By Gabriela Resto-Montero and Jill Colvin

DNAinfo Reporter/Producers

DOWNTOWN — Manhattan Borough President Scott Stringer warned of a "horrific" rat invasion plaguing New York and accused the Health Department of making the problem worse Tuesday after cuts to the number of pest control officers out on the street.

But Mayor Michael Bloomberg dismissed the concerns, saying "the city is doing a great job" combating the pests.

The number of pest control complaints in the city has jumped 1.5 percent since last year, when the Health Department slashed the number of agents as a result of budget cuts, the Daily News reported.

"You don’t slash the ranks of public health workers on the front lines of an epidemic," Stringer said in a statement.

Stringer described the city's decision to terminate 63 pest control workers last year as "an absurd decision that could only be welcomed by New York’s huge rat population."

City Councilmembers and union leaders joined Stringer Tuesday to rally for a new crackdown on the vermin at Mitchell Square Park in Washington Heights, which Stringer's office reported has the city’s highest rate of rat infestation.

But Bloomberg dismissed their call at a press conference downtown, arguing that overall complaints to 311 are also up.
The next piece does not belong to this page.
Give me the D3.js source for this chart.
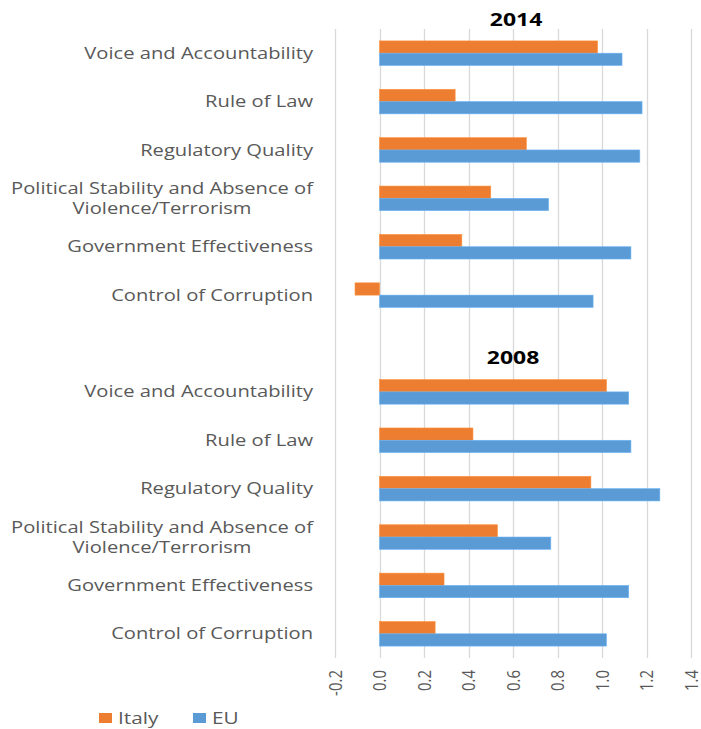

He noted the city has recently changed its approach to rat control, targeting entire neighborhoods instead of individual lots, which the Health Department has said is a more effective approach.

"Unfortunately some of the elected officials just aren’t as informed as I’d like them to be about what we’re doing. And I think if they realized what we were doing they’d be big supporters," Bloomberg said.

In the past year, residents have complained about rats in neighborhoods throughout the borough as well as in the subways.

Fitz Reid, president of the union that represents the city’s Pest Control Aides, said five of the eight pest control aides responsible for Manhattan were laid off last May as a result of the cuts.